The Romans were ready to accuse Paul of treason and sedition. The Israelites were ready to accuse Paul of apostasy and heresy. What was Paul saying or doing that provoked such an adverse reaction?
For the Romans, Paul’s proclamation that Christ was savior and redeemer was considered a taunt against Roman power that acclaimed Caesar as savior and redeemer. Remember, it was Caesar’s authority that had been wielded to torture and crucify Christ.
The Romans were not fools, they knew that Paul was setting up Christ as a rival to Caesar and that his testimony was revolutionary and offered an alternative to the Roman way of life, a way of life that valued above all, wealth, pleasure, power and honors. In contrast to the Roman way, Paul’s way of life proclaimed the primacy of faith, hope and love. All the established political arrangements, political arrangements that insured Roman domination, would be overturned, if what Paul was preaching were to be accepted.

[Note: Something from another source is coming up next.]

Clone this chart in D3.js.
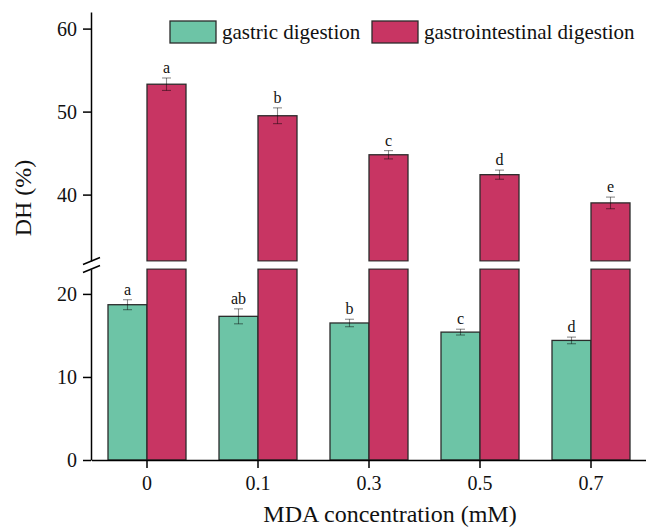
<!DOCTYPE html>
<html>
<head>
<meta charset="utf-8">
<script src="https://cdn.jsdelivr.net/npm/d3@7"></script>
<style>
  body { margin: 0; background: #fff; }
  svg text { font-family: "Liberation Serif", "Times New Roman", serif; fill: #111; }
</style>
</head>
<body>
<svg class="chart" width="646" height="529"></svg>
<script>
// MDA concentrations (mM)
const categories = ['0', '0.1', '0.3', '0.5', '0.7'];
const series = ['gastric digestion', 'gastrointestinal digestion'];
const gastric = [18.7, 17.3, 16.5, 15.4, 14.4];
const gastricErr = [0.6, 0.9, 0.45, 0.35, 0.4];
const gastricLetters = ['a', 'ab', 'b', 'c', 'd'];
const intestinal = [53.3, 49.5, 44.8, 42.4, 39.0];
const intestinalErr = [0.75, 0.95, 0.5, 0.55, 0.7];
const intestinalLetters = ['a', 'b', 'c', 'd', 'e'];
const lowTicks = [0, 10, 20];
const highTicks = [40, 50, 60];

const colors = ['#6dc4a6', '#c83563'];
const svg = d3.select('.chart');

// x: one band per concentration, two bars inside
var x = d3.scaleBand().domain(categories).range([91.5, 646.5]);
var x1 = d3.scaleBand().domain(series).range([0, x.bandwidth()]).paddingOuter(0.423);

// broken y axis: lower part and upper part
var yLo = d3.scaleLinear().domain([0, 23]).range([460, 269]);
var yHi = d3.scaleLinear().domain([32, 62]).range([261, 12]);

// bars
var groups = svg.selectAll('g.grp')
    .data(categories)
    .enter()
        .append('g')
            .attr('class', 'grp')
            .attr('transform', d => 'translate(' + x(d) + ',0)');

groups.append('rect')
    .attr('x', x1(series[0]))
    .attr('width', x1.bandwidth())
    .attr('y', (d, i) => yLo(gastric[i]))
    .attr('height', (d, i) => yLo(0) - yLo(gastric[i]))
    .attr('fill', colors[0])
    .attr('stroke', '#2b2b2b')
    .attr('stroke-width', 1.3);

// gastrointestinal: lower piece up to the break, upper piece from the break
groups.append('rect')
    .attr('x', x1(series[1]))
    .attr('width', x1.bandwidth())
    .attr('y', yLo(23))
    .attr('height', yLo(0) - yLo(23))
    .attr('fill', colors[1])
    .attr('stroke', '#2b2b2b')
    .attr('stroke-width', 1.3);

groups.append('rect')
    .attr('x', x1(series[1]))
    .attr('width', x1.bandwidth())
    .attr('y', (d, i) => yHi(intestinal[i]))
    .attr('height', (d, i) => yHi(32) - yHi(intestinal[i]))
    .attr('fill', colors[1])
    .attr('stroke', '#2b2b2b')
    .attr('stroke-width', 1.3);

// white gap covering the stroke at the break
svg.append('rect')
    .attr('x', 93).attr('width', 553)
    .attr('y', yHi(32) + 0.7).attr('height', yLo(23) - yHi(32) - 1.4)
    .attr('fill', '#fff');

// error bars + letters
function errBars(vals, errs, letters, scale, s) {
    var g = groups.append('g')
        .attr('stroke', 'rgba(0,0,0,0.45)')
        .attr('stroke-width', 1.1);
    var cx = x1(s) + x1.bandwidth() / 2;
    g.append('line')
        .attr('x1', cx).attr('x2', cx)
        .attr('y1', (d, i) => scale(vals[i] + errs[i]))
        .attr('y2', (d, i) => scale(vals[i] - errs[i]));
    [1, -1].forEach(function(sign) {
        g.append('line')
            .attr('x1', cx - 4.5).attr('x2', cx + 4.5)
            .attr('y1', (d, i) => scale(vals[i] + sign * errs[i]))
            .attr('y2', (d, i) => scale(vals[i] + sign * errs[i]));
    });
    groups.append('text')
        .attr('x', cx)
        .attr('y', (d, i) => scale(vals[i] + errs[i]) - 5)
        .attr('text-anchor', 'middle')
        .attr('font-size', 16)
        .text((d, i) => letters[i]);
}
errBars(gastric, gastricErr, gastricLetters, yLo, series[0]);
errBars(intestinal, intestinalErr, intestinalLetters, yHi, series[1]);

// axes
function styleAxis(g) {
    g.selectAll('path, line').attr('stroke', '#000').attr('stroke-width', 1.5);
    g.selectAll('text').attr('font-size', 20).attr('fill', '#111')
        .style('font-family', '"Liberation Serif", serif');
}

svg.append('g')
    .attr('transform', 'translate(0,460)')
    .call(d3.axisBottom(x).tickSize(8).tickSizeOuter(0).tickPadding(8))
    .call(styleAxis);

svg.append('g')
    .attr('transform', 'translate(91,0)')
    .call(d3.axisLeft(yLo).tickValues(lowTicks).tickSize(8).tickSizeOuter(0).tickPadding(6))
    .call(styleAxis);

svg.append('g')
    .attr('transform', 'translate(91,0)')
    .call(d3.axisLeft(yHi).tickValues(highTicks).tickSize(8).tickSizeOuter(0).tickPadding(6))
    .call(styleAxis);

// break marks on the axis
[yHi(32), yLo(23)].forEach(function(yy) {
    svg.append('line')
        .attr('x1', 83).attr('x2', 100)
        .attr('y1', yy + 3.5).attr('y2', yy - 3.5)
        .attr('stroke', '#000').attr('stroke-width', 1.5);
});

// axis titles
svg.append('text')
    .attr('x', 390).attr('y', 522)
    .attr('text-anchor', 'middle')
    .attr('font-size', 24)
    .text('MDA concentration (mM)');

svg.append('text')
    .attr('transform', 'translate(31,198) rotate(-90)')
    .attr('text-anchor', 'middle')
    .attr('font-size', 24)
    .text('DH (%)');

// legend
var legend = svg.selectAll('g.leg')
    .data(series)
    .enter()
        .append('g')
            .attr('class', 'leg')
            .attr('transform', (d, i) => 'translate(' + [170, 372][i] + ',21)');

legend.append('rect')
    .attr('width', 46).attr('height', 22)
    .attr('fill', (d, i) => colors[i])
    .attr('stroke', '#2b2b2b').attr('stroke-width', 1.3);

legend.append('text')
    .attr('x', 52).attr('y', 17.5)
    .attr('font-size', 21)
    .text(d => d);
</script>
</body>
</html>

For the Israelites, Paul’s testimony that Jesus is Lord meant that Jesus is the God of Israel, and must be worshipped and obeyed as such. This meant that the Israelite way of life as they had known it would be radically transformed. For the Israelites, Paul’s proclamation was also revolutionary, an upsetting and overturning of established norms and institutions.
Today’s proclamation from the Book of Acts might serve as a reminder us that thought we might insist that form of Christianity that we prefer be benign and neutral, the revolution that Paul proclaimed is not over.
Christ’s Gospel for today continues his assurances that he will be with his disciples even though it seems to the world that he has departed.
Christ is with us, literally, really and truly. He has not disappeared into the stratosphere or passed from this world never to return. Christ is with us in the Church, abiding with us, teaching us, intervening in our lives and in the world in extraordinary ways that the worldly cannot perceive. Christ is present to us, not merely as a symbol, or idea or feeling, but as a living, divine person, and his manner of being with us is called the Church.
Christ’s disciples have as their responsibility to bring people to Christ in the Church. We can be bridges or blocks, routes of access or walls in this regard. If people are not meeting Christ in the Church, the judgment falls on us, not on those who in meeting us, cannot find him.
Christ is present to us in his Church, but it is not enough for us to bask in his presence ourselves, we must make his presence known to others, inviting people to know Christ, and share with us, the gifts he offers in his Church.